Dos escenas recientes de la política boliviana –tan disímiles y, sin embargo, tan hermanadas en el absurdo– bastarían para justificar la exhumación simbólica de Hugo Banzer Suárez. No por nostalgia, claro está, sino por el estruendo que debe estar provocando desde el más allá, al ver en qué se ha convertido aquel partido que fundó.
El general, que fue presidente de facto entre 1971 y 1978 y luego resurgió democráticamente con Acción Democrática Nacionalista (ADN) en 1979, hoy no reconocería a su criatura. Banzer supo tejer pactos, ceder el poder en 1985 a Víctor Paz Estenssoro pese a haber ganado las elecciones, ungir presidente a Jaime Paz en 1989 y, finalmente, regresar a la presidencia en 1997. Fue un actor gravitante. Hoy, su partido es apenas una caricatura de su sombra.
Así quedó claro en una entrevista de la
periodista Jimena Antelo con el actual jefe de ADN y su candidato presidencial.
Con una mezcla de desparpajo y desatino, el postulante admitió que le pidieron
siete millones de bolivianos para encabezar la fórmula. Con la misma soltura,
añadió que tenía previsto gastar ocho millones más en campaña. Y todo para
terminar siendo inhabilitado por el TSE.
Cuando Antelo, inclemente, preguntó si semejante inversión buscaba ser
recuperada, el jefe del partido osciló entre el silencio y el tartamudeo. Había
confesado, sin rubor, el precio de una sigla. Fue un verdadero striptease de la
política, como atinó a calificarlo la propia entrevistadora.

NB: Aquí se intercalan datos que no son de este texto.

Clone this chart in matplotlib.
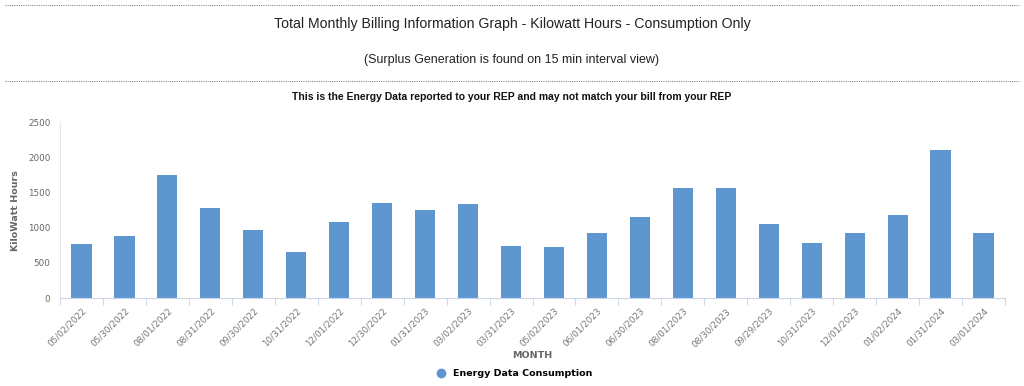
import matplotlib.pyplot as plt
from matplotlib.lines import Line2D
import numpy as np

plt.rcParams['font.family'] = ['Liberation Sans', 'DejaVu Sans']

# Billing periods and consumption (kWh)
periods = ['05/02/2022', '05/30/2022', '08/01/2022', '08/31/2022', '09/30/2022',
           '10/31/2022', '12/01/2022', '12/30/2022', '01/31/2023', '03/02/2023',
           '03/31/2023', '05/02/2023', '06/01/2023', '06/30/2023', '08/01/2023',
           '08/30/2023', '09/29/2023', '10/31/2023', '12/01/2023', '01/02/2024',
           '01/31/2024', '03/01/2024']
consumption = [770, 890, 1755, 1290, 970, 655, 1090, 1360, 1250, 1338, 735,
               726, 925, 1153, 1570, 1570, 1062, 783, 925, 1182, 2116, 934]
y_ticks = [0, 500, 1000, 1500, 2000, 2500]

bar_color = '#5e97d0'
gray = '#666666'

fig = plt.figure(figsize=(10.24, 3.86), dpi=100)

# header texts and dotted separators
fig.add_artist(Line2D([0.005, 0.995], [1 - 5 / 386, 1 - 5 / 386], transform=fig.transFigure,
                      color='#888888', linestyle=(0, (1, 1)), linewidth=0.8))
fig.add_artist(Line2D([0.005, 0.995], [1 - 81 / 386, 1 - 81 / 386], transform=fig.transFigure,
                      color='#888888', linestyle=(0, (1, 1)), linewidth=0.8))
fig.text(0.5, 1 - 24 / 386, 'Total Monthly Billing Information Graph - Kilowatt Hours - Consumption Only',
         ha='center', va='center', fontsize=10.2, color='#222222')
fig.text(0.5, 1 - 60 / 386, '(Surplus Generation is found on 15 min interval view)',
         ha='center', va='center', fontsize=9, color='#222222')
fig.text(0.5, 1 - 97 / 386, 'This is the Energy Data reported to your REP and may not match your bill from your REP',
         ha='center', va='center', fontsize=7.5, fontweight='bold', color='#111111')

ax = fig.add_axes([60 / 1024, 88 / 386, 945 / 1024, 175.3 / 386])
x = np.arange(len(periods))
ax.bar(x, consumption, width=0.47, color=bar_color, zorder=2)

ax.set_xlim(-0.5, len(periods) - 0.5)
ax.set_ylim(0, 2500)
ax.set_yticks(y_ticks)
ax.set_yticklabels([str(v) for v in y_ticks], fontsize=6.3, color=gray, family='DejaVu Sans')
ax.tick_params(axis='y', length=0, pad=7)

ax.set_xticks(x)
ax.set_xticklabels(periods, rotation=45, ha='right', rotation_mode='anchor',
                   fontsize=6.3, color='#777777', family='DejaVu Sans')
ax.tick_params(axis='x', length=0, pad=6)
ax.set_xticks(np.arange(-0.5, len(periods)), minor=True)
ax.tick_params(axis='x', which='minor', length=5, color='#cfd8e3', width=0.8)

for side in ['top', 'right']:
    ax.spines[side].set_visible(False)
ax.spines['left'].set_color('#e6e6e6')
ax.spines['bottom'].set_color('#ccd6eb')

ax.set_ylabel('KiloWatt Hours', fontsize=6.8, fontweight='bold', color=gray, family='DejaVu Sans')
ax.yaxis.set_label_coords(-40 / 945, 0.5)
ax.set_xlabel('MONTH', fontsize=6.8, fontweight='bold', color=gray, family='DejaVu Sans', labelpad=2)

handle = Line2D([], [], marker='o', linestyle='none', color=bar_color, markersize=6)
fig.legend([handle], ['Energy Data Consumption'], loc='center', bbox_to_anchor=(0.5, 1 - 374 / 386),
           frameon=False, handletextpad=0.2,
           prop={'weight': 'bold', 'size': 6.8, 'family': 'DejaVu Sans'})

fig.savefig('out.png', dpi=100)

Así se remata la historia de un partido que alguna vez fue eje de la democracia pactada. ADN, antes pilar del sistema, hoy es puesto en remate con factura en mano. Una “inversión”, dijo el jefe adenista, como si comprar una sigla fuera lo mismo que montar una farmacia o importar electrodomésticos.
Pero si en lo doméstico la política se arrastra, en lo internacional se enreda. La semana pasada, el MAS presentó su plan de gobierno, y en el capítulo de política exterior propuso un “profundo estudio” del Tratado de 1904 con Chile. No hizo falta decir más. Las alarmas diplomáticas se encendieron, aunque apenas con resignado estupor, como si a estas alturas todo fuera tolerable.
La propuesta, vaga pero inquietante, insinúa una posible revisión del tratado que definió –hace más de un siglo– la cesión del litoral boliviano a Chile. Peor aún, sugiere dudas sobre la soberanía de las islas entre los paralelos 23° y 24°, cuya cesión fue confirmada por el acta protocolizada Gutiérrez-Bello de noviembre de 1904. Revisar aquello, tras casi dos décadas de gobierno del MAS, revela ignorancia o mala fe. Y ambas son letales en política exterior.
Volver a tribunales internacionales con argumentos tan endebles sería no solo jurídicamente improcedente, sino diplomáticamente desastroso. La Convención de Viena, en su artículo 31.3.a, es clara sobre el valor de los acuerdos interpretativos. Y a eso se suma la aquiescencia, con más de un siglo sin reclamos y la ocupación efectiva de esas islas por Chile, con muelles, aeródromo y población estable. ¿Llevar de nuevo a Chile a tribunales de justicia con semejante bagaje? Más que temerario, sería inútil.
Bolivia no necesita más gestos vacíos disfrazados de épica. Requiere, con urgencia, una estrategia marítima lúcida, profesional y posible. Con Chile se deben abordar los temas postergados; la gestión compartida de recursos hídricos, el acceso real a puertos, la articulación logística y comercial con el Pacífico. El derecho al mar forma parte del alma nacional, pero también debe ser parte de una diplomacia que piense más allá del aplauso momentáneo.
La Corte Internacional de Justicia nunca negó esa aspiración. Solo concluyó que Chile no está obligado a negociar. Pero en el mismo fallo, –y no por cortesía– alentó a ambas partes a mantener un espíritu de buena vecindad y continuar conversaciones significativas. Esa línea sutil es la que debería guiar el camino. No la estridencia sin propósito.
El remate de partidos y los amagues patrioteros es teatro menor. Pero no por menor, menos costoso. Porque mientras la política se vulgariza y la diplomacia se banaliza, el país pierde tiempo, seriedad y rumbo. Y Banzer, desde su mausoleo, probablemente no revire, quizás solo sacuda la cabeza, hastiado, y vuelva a cerrar los ojos.